[petsc-users] Using PETSc with GPU

Fri Mar 15 21:06:29 CDT 2019

Yuyun Yang via petsc-users <petsc-users at mcs.anl.gov> writes:

> Currently we are forming the sparse matrices explicitly, but I think the goal is to move towards matrix-free methods and use a stencil, which I suppose is good to use GPUs for and more efficient. On the other hand, I've also read about matrix-free operations in the manual just on the CPUs.

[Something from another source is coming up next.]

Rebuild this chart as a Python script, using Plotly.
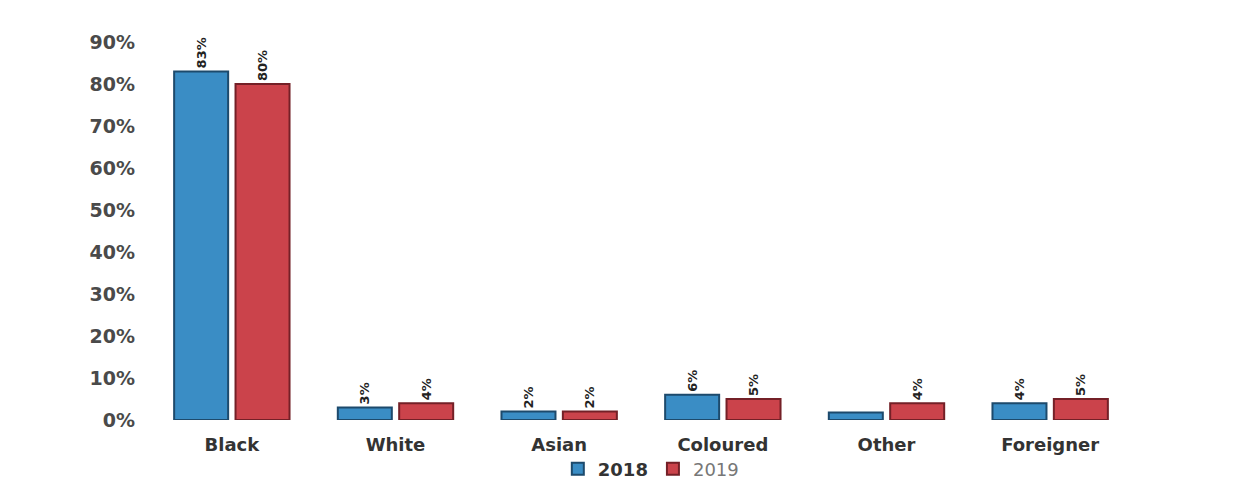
import plotly.graph_objects as go

categories = ["Black", "White", "Asian", "Coloured", "Other", "Foreigner"]
values_2018 = [83, 3, 2, 6, 1.8, 4]
values_2019 = [80, 4, 2, 5, 4, 5]
labels_2018 = ["83%", "3%", "2%", "6%", "", "4%"]
labels_2019 = ["80%", "4%", "2%", "5%", "4%", "5%"]
tick_vals = [0, 10, 20, 30, 40, 50, 60, 70, 80, 90]
tick_text = ["0%", "10%", "20%", "30%", "40%", "50%", "60%", "70%", "80%", "90%"]

label_font = dict(family="DejaVu Sans", size=13, color="#222", weight="bold")

fig = go.Figure()
fig.add_trace(go.Bar(
    name="<b>2018</b>", x=categories, y=values_2018,
    text=labels_2018, textposition="outside", textangle=-90,
    textfont=label_font,
    marker=dict(color="#3a8dc5", line=dict(color="#1d4a6c", width=2)),
    cliponaxis=False,
))
fig.add_trace(go.Bar(
    name="<span style='color:#777'>2019</span>", x=categories, y=values_2019,
    text=labels_2019, textposition="outside", textangle=-90,
    textfont=label_font,
    marker=dict(color="#cb434b", line=dict(color="#742027", width=2)),
    cliponaxis=False,
))

fig.update_layout(
    width=1260, height=486,
    paper_bgcolor="white", plot_bgcolor="white",
    margin=dict(l=150, r=128, t=42, b=66, autoexpand=False),
    barmode="group", bargap=0.25, bargroupgap=0.12,
    font=dict(family="DejaVu Sans", color="#444", size=16),
    showlegend=True,
    legend=dict(orientation="h", x=0.51, xanchor="center",
                yref="container", y=0.035, yanchor="middle",
                bgcolor="rgba(0,0,0,0)",
                font=dict(size=18, color="#333"), itemwidth=30,
                tracegroupgap=0, traceorder="normal"),
    xaxis=dict(showline=False, ticks="", ticklabelstandoff=12,
               tickfont=dict(size=18, color="#333", weight="bold")),
    yaxis=dict(range=[0, 90], tickvals=tick_vals, ticktext=tick_text,
               showgrid=False, zeroline=False, showline=False,
               tickfont=dict(size=19, color="#4a4a4a", weight="bold"),
               ticklabelstandoff=14),
)

fig.write_html("out.html")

Would there be any benefit then to switching to GPU (looks like matrix-free in PETSc is rather straightforward to use, whereas writing the kernel function for GPU stencil would require quite a lot of work)?

It all depends what kind of computation happens in there and how well
you can implement it for the GPU.  It's important to have a clear idea
of what you expect to achieve.  For example, if you write an excellent
GPU implementation of your SNES residual/matrix-free Jacobian, it might
be 2-3x faster than a good CPU implementation on hardware of similar
cost ($ or Watt).  But you still need preconditioning, which is usually
at least half the work, and perhaps a preconditioner runs the same speed
on GPU and CPU (CPU version often converges a bit faster;
preconditioning operations are often less amenable to GPUs).  So after
all that effort, and now with code that is likely harder to maintain,
you go from 4 seconds per solve to 3 seconds per solve on hardware of
the same cost.  Is that worth it?

Maybe, but you probably want that to be in the critical path for your
research and/or customers.